Every day, millions of people around the world go to the search engine Google to look for information. When they're sick, they look for information about their illnesses. Now Google says all those searches can help predict when flu epidemics are happening - maybe even sooner than public health officials can learn about them using traditional data gathering. Rose Hoban reports.
In the United States, the Centers for Disease Control and Prevention - or CDC - maintains a surveillance system which talks to doctors across the country every week. The doctors report what percentage of their patients that they have seen have symptoms of the flu.
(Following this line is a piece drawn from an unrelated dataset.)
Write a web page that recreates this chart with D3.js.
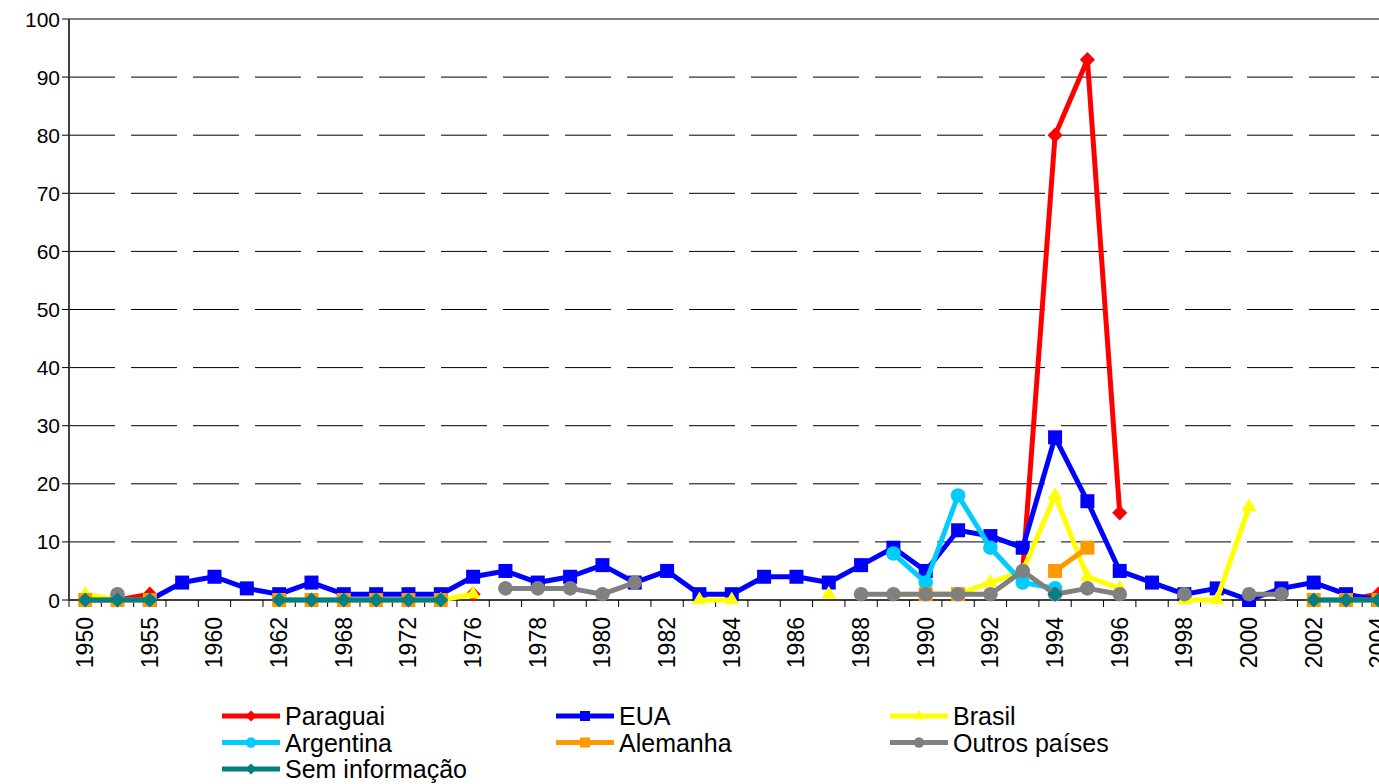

Then epidemiologists at the CDC combine all this data and are able to survey how widespread the flu is.
Meanwhile, Google software engineer Jeremy Ginsberg says Google noticed that during flu season, searches about the flu and its symptoms increased sharply. So he compared five years of Google's data with five years of data from the CDC.
"We compared this week by week, region by region, and we found that there are some themes which occur whenever flu season is popular," he says.
"Effectively, by counting and measuring how relatively popular these things are, we can make accurate estimates of how much flu there is in every state across the U.S.," Ginsberg says.
Not only did the Google data match that of the CDC's, but it tracked flu trends in a more timely manner.
"It takes about a week or two for all of the doctor reports to trickle in. And so by the time they are collected, another week or two has passed," Ginsberg says. "Because we make our data available so quickly, we were able to detect the start of flu season one to two weeks before the CDC's own data."
Using this concept, Ginsberg and his co-workers created an application called Google Flu Trends. At www.google.org/flutrends, Americans can see whether lots of people in their communities are searching for information about the flu - and get a clue as to whether influenza has come to town.
Ginsberg says Google plans to gather U.S. data for a year or two. Then he wants to expand the application to help predict flu trends in other countries, too.